**Record list**
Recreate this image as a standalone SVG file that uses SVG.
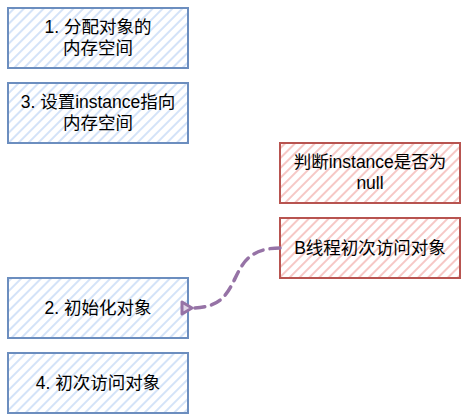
<svg xmlns="http://www.w3.org/2000/svg" width="464" height="420" viewBox="0 0 464 420">
<style>
.t{font-family:"Liberation Sans","Noto Sans CJK SC",sans-serif;font-size:17.5px;fill:#000;text-anchor:middle;dominant-baseline:central}
.b{fill:url(#hb);stroke:#6c8ebf;stroke-width:2}
.r{fill:url(#hr);stroke:#b85450;stroke-width:2}
.c{fill:none;stroke:#9673a6;stroke-width:3.5;stroke-dasharray:10 7;stroke-linecap:round}
</style>
<defs>
<pattern id="hb" patternUnits="userSpaceOnUse" width="7" height="7" patternTransform="rotate(45)">
<rect width="7" height="7" fill="#fff"/>
<line x1="2" y1="0" x2="2" y2="7" stroke="#d4e3f8" stroke-width="2"/>
</pattern>
<pattern id="hr" patternUnits="userSpaceOnUse" width="7" height="7" patternTransform="rotate(45)">
<rect width="7" height="7" fill="#fff"/>
<line x1="2" y1="0" x2="2" y2="7" stroke="#f6c8c6" stroke-width="2"/>
</pattern>
<marker id="ah" markerWidth="14" markerHeight="16" refX="2" refY="8" orient="auto" markerUnits="userSpaceOnUse">
<path d="M12,2 L2,8 L12,14 Z" fill="#e1d5e7" stroke="#9673a6" stroke-width="3" stroke-linejoin="round"/>
</marker>
</defs>
<g id="n1"><rect class="b" x="8" y="8" width="180" height="60"/><text class="t" x="98" y="27">1. 分配对象的</text><text class="t" x="98" y="48">内存空间</text></g>
<g id="n3"><rect class="b" x="8" y="83" width="180" height="60"/><text class="t" x="98" y="102">3. 设置instance指向</text><text class="t" x="98" y="123">内存空间</text></g>
<g id="n2"><rect class="b" x="8" y="278" width="180" height="60"/><text class="t" x="98" y="308">2. 初始化对象</text></g>
<g id="n4"><rect class="b" x="8" y="353" width="180" height="60"/><text class="t" x="98" y="383">4. 初次访问对象</text></g>
<g id="nA"><rect class="r" x="280" y="143" width="180" height="60"/><text class="t" x="370" y="162">判断instance是否为</text><text class="t" x="370" y="183">null</text></g>
<g id="nB"><rect class="r" x="280" y="218" width="180" height="60"/><text class="t" x="370" y="248">B线程初次访问对象</text></g>
<g id="connectors">
<path class="c" d="M280,248 C220,248 250,308 192,308" marker-end="url(#ah)"/>
</g>
</svg>
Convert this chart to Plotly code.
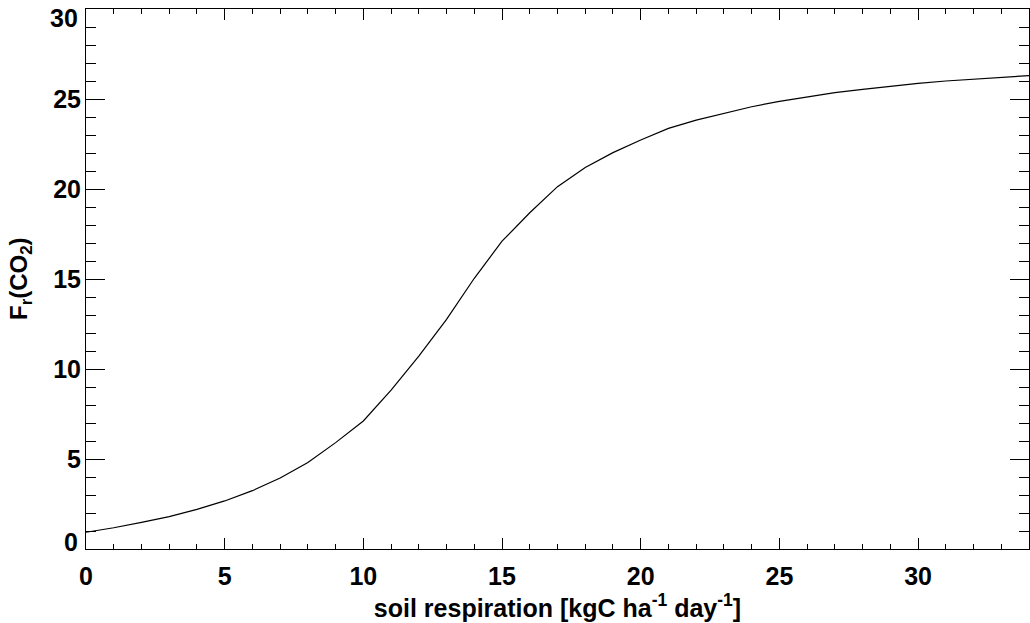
import plotly.graph_objects as go

soil_resp = list(range(0, 35))
fr_co2 = [0.93, 1.18, 1.48, 1.80, 2.20, 2.67, 3.24, 3.94, 4.81, 5.91,
          7.11, 8.83, 10.72, 12.76, 15.04, 17.10, 18.68, 20.13, 21.20, 22.02,
          22.72, 23.37, 23.83, 24.22, 24.57, 24.87, 25.13, 25.35, 25.54, 25.72,
          25.87, 26.00, 26.11, 26.20, 26.30]

x_tick_vals = [0, 5, 10, 15, 20, 25, 30]
x_tick_text = ["0", "5", "10", "15", "20", "25", "30"]
y_tick_vals = [0, 5, 10, 15, 20, 25, 30]
y_tick_text = ["0", "5", "10", "15", "20", "25", "30"]

x_title = "soil respiration [kgC ha<sup>-1</sup> day<sup>-1</sup>]"
y_title = "F<sub>r</sub>(CO<sub>2</sub>)"

FONT = "Liberation Sans"
TICKFONT = dict(family=FONT, size=25, color="black", weight="bold")

W, H = 1030, 623

fig = go.Figure()
fig.add_trace(go.Scatter(x=soil_resp, y=fr_co2, mode="lines",
                         line=dict(color="black", width=1.2),
                         showlegend=False, hoverinfo="skip"))

# end labels on the y axis are nudged inward (as in the original)
inner_text = [t if v not in (y_tick_vals[0], y_tick_vals[-1]) else "" for v, t in zip(y_tick_vals, y_tick_text)]
annos = []
for v, t in zip(y_tick_vals, y_tick_text):
    if v == y_tick_vals[0]:
        shift = 7
    elif v == y_tick_vals[-1]:
        shift = -9
    else:
        continue
    annos.append(dict(x=0, xref="paper", y=v, yref="y", text=t, showarrow=False,
                      xanchor="right", yanchor="middle", xshift=-6, yshift=shift,
                      font=TICKFONT))

# y-axis title
annos.append(dict(x=0, xref="paper", y=0.5, yref="paper", text=y_title, showarrow=False,
                  textangle=-90, xanchor="center", yanchor="middle", xshift=-66,
                  font=dict(family=FONT, size=24, color="black", weight="bold")))

fig.update_layout(
    width=W, height=H,
    margin=dict(l=86, r=1, t=9, b=74, autoexpand=False),
    paper_bgcolor="white", plot_bgcolor="white",
    font=dict(family=FONT, color="black", size=24),
    annotations=annos,
)

fig.update_xaxes(
    range=[0, 34], tickvals=x_tick_vals, ticktext=x_tick_text, automargin=False,
    showgrid=False, zeroline=False,
    showline=True, linecolor="black", linewidth=1, mirror="ticks",
    ticks="inside", ticklen=11, tickcolor="black", tickwidth=1,
    minor=dict(dtick=1, tick0=0, ticks="inside", ticklen=5, tickcolor="black", tickwidth=1, showgrid=False),
    tickfont=TICKFONT,
    ticklabelstandoff=5, ticklabeloverflow="allow",
    title=dict(text=x_title, font=dict(family=FONT, size=25, color="black", weight="bold"), standoff=6),
)
fig.update_yaxes(
    range=[0, 30], tickvals=y_tick_vals, ticktext=inner_text, automargin=False,
    showgrid=False, zeroline=False,
    showline=True, linecolor="black", linewidth=1, mirror="ticks",
    ticks="inside", ticklen=19, tickcolor="black", tickwidth=1,
    minor=dict(dtick=1, tick0=0, ticks="inside", ticklen=10, tickcolor="black", tickwidth=1, showgrid=False),
    tickfont=TICKFONT,
    ticklabelstandoff=-1, ticklabeloverflow="allow",
)

fig.write_html("out.html",
               config={"displayModeBar": False},
               post_script="document.body.style.margin='0';document.body.style.overflow='hidden';")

**Directions**
Extract the full listing above verbatim; pictures are to be left out of the copy.

**Solution**
Recreate this image as a standalone SVG file that uses SVG.
<svg xmlns="http://www.w3.org/2000/svg" width="464" height="420" viewBox="0 0 464 420">
<style>
.t{font-family:"Liberation Sans","Noto Sans CJK SC",sans-serif;font-size:17.5px;fill:#000;text-anchor:middle;dominant-baseline:central}
.b{fill:url(#hb);stroke:#6c8ebf;stroke-width:2}
.r{fill:url(#hr);stroke:#b85450;stroke-width:2}
.c{fill:none;stroke:#9673a6;stroke-width:3.5;stroke-dasharray:10 7;stroke-linecap:round}
</style>
<defs>
<pattern id="hb" patternUnits="userSpaceOnUse" width="7" height="7" patternTransform="rotate(45)">
<rect width="7" height="7" fill="#fff"/>
<line x1="2" y1="0" x2="2" y2="7" stroke="#d4e3f8" stroke-width="2"/>
</pattern>
<pattern id="hr" patternUnits="userSpaceOnUse" width="7" height="7" patternTransform="rotate(45)">
<rect width="7" height="7" fill="#fff"/>
<line x1="2" y1="0" x2="2" y2="7" stroke="#f6c8c6" stroke-width="2"/>
</pattern>
<marker id="ah" markerWidth="14" markerHeight="16" refX="2" refY="8" orient="auto" markerUnits="userSpaceOnUse">
<path d="M12,2 L2,8 L12,14 Z" fill="#e1d5e7" stroke="#9673a6" stroke-width="3" stroke-linejoin="round"/>
</marker>
</defs>
<g id="n1"><rect class="b" x="8" y="8" width="180" height="60"/><text class="t" x="98" y="27">1. 分配对象的</text><text class="t" x="98" y="48">内存空间</text></g>
<g id="n3"><rect class="b" x="8" y="83" width="180" height="60"/><text class="t" x="98" y="102">3. 设置instance指向</text><text class="t" x="98" y="123">内存空间</text></g>
<g id="n2"><rect class="b" x="8" y="278" width="180" height="60"/><text class="t" x="98" y="308">2. 初始化对象</text></g>
<g id="n4"><rect class="b" x="8" y="353" width="180" height="60"/><text class="t" x="98" y="383">4. 初次访问对象</text></g>
<g id="nA"><rect class="r" x="280" y="143" width="180" height="60"/><text class="t" x="370" y="162">判断instance是否为</text><text class="t" x="370" y="183">null</text></g>
<g id="nB"><rect class="r" x="280" y="218" width="180" height="60"/><text class="t" x="370" y="248">B线程初次访问对象</text></g>
<g id="connectors">
<path class="c" d="M280,248 C220,248 250,308 192,308" marker-end="url(#ah)"/>
</g>
</svg>
Convert this chart to Plotly code.
import plotly.graph_objects as go

soil_resp = list(range(0, 35))
fr_co2 = [0.93, 1.18, 1.48, 1.80, 2.20, 2.67, 3.24, 3.94, 4.81, 5.91,
          7.11, 8.83, 10.72, 12.76, 15.04, 17.10, 18.68, 20.13, 21.20, 22.02,
          22.72, 23.37, 23.83, 24.22, 24.57, 24.87, 25.13, 25.35, 25.54, 25.72,
          25.87, 26.00, 26.11, 26.20, 26.30]

x_tick_vals = [0, 5, 10, 15, 20, 25, 30]
x_tick_text = ["0", "5", "10", "15", "20", "25", "30"]
y_tick_vals = [0, 5, 10, 15, 20, 25, 30]
y_tick_text = ["0", "5", "10", "15", "20", "25", "30"]

x_title = "soil respiration [kgC ha<sup>-1</sup> day<sup>-1</sup>]"
y_title = "F<sub>r</sub>(CO<sub>2</sub>)"

FONT = "Liberation Sans"
TICKFONT = dict(family=FONT, size=25, color="black", weight="bold")

W, H = 1030, 623

fig = go.Figure()
fig.add_trace(go.Scatter(x=soil_resp, y=fr_co2, mode="lines",
                         line=dict(color="black", width=1.2),
                         showlegend=False, hoverinfo="skip"))

# end labels on the y axis are nudged inward (as in the original)
inner_text = [t if v not in (y_tick_vals[0], y_tick_vals[-1]) else "" for v, t in zip(y_tick_vals, y_tick_text)]
annos = []
for v, t in zip(y_tick_vals, y_tick_text):
    if v == y_tick_vals[0]:
        shift = 7
    elif v == y_tick_vals[-1]:
        shift = -9
    else:
        continue
    annos.append(dict(x=0, xref="paper", y=v, yref="y", text=t, showarrow=False,
                      xanchor="right", yanchor="middle", xshift=-6, yshift=shift,
                      font=TICKFONT))

# y-axis title
annos.append(dict(x=0, xref="paper", y=0.5, yref="paper", text=y_title, showarrow=False,
                  textangle=-90, xanchor="center", yanchor="middle", xshift=-66,
                  font=dict(family=FONT, size=24, color="black", weight="bold")))

fig.update_layout(
    width=W, height=H,
    margin=dict(l=86, r=1, t=9, b=74, autoexpand=False),
    paper_bgcolor="white", plot_bgcolor="white",
    font=dict(family=FONT, color="black", size=24),
    annotations=annos,
)

fig.update_xaxes(
    range=[0, 34], tickvals=x_tick_vals, ticktext=x_tick_text, automargin=False,
    showgrid=False, zeroline=False,
    showline=True, linecolor="black", linewidth=1, mirror="ticks",
    ticks="inside", ticklen=11, tickcolor="black", tickwidth=1,
    minor=dict(dtick=1, tick0=0, ticks="inside", ticklen=5, tickcolor="black", tickwidth=1, showgrid=False),
    tickfont=TICKFONT,
    ticklabelstandoff=5, ticklabeloverflow="allow",
    title=dict(text=x_title, font=dict(family=FONT, size=25, color="black", weight="bold"), standoff=6),
)
fig.update_yaxes(
    range=[0, 30], tickvals=y_tick_vals, ticktext=inner_text, automargin=False,
    showgrid=False, zeroline=False,
    showline=True, linecolor="black", linewidth=1, mirror="ticks",
    ticks="inside", ticklen=19, tickcolor="black", tickwidth=1,
    minor=dict(dtick=1, tick0=0, ticks="inside", ticklen=10, tickcolor="black", tickwidth=1, showgrid=False),
    tickfont=TICKFONT,
    ticklabelstandoff=-1, ticklabeloverflow="allow",
)

fig.write_html("out.html",
               config={"displayModeBar": False},
               post_script="document.body.style.margin='0';document.body.style.overflow='hidden';")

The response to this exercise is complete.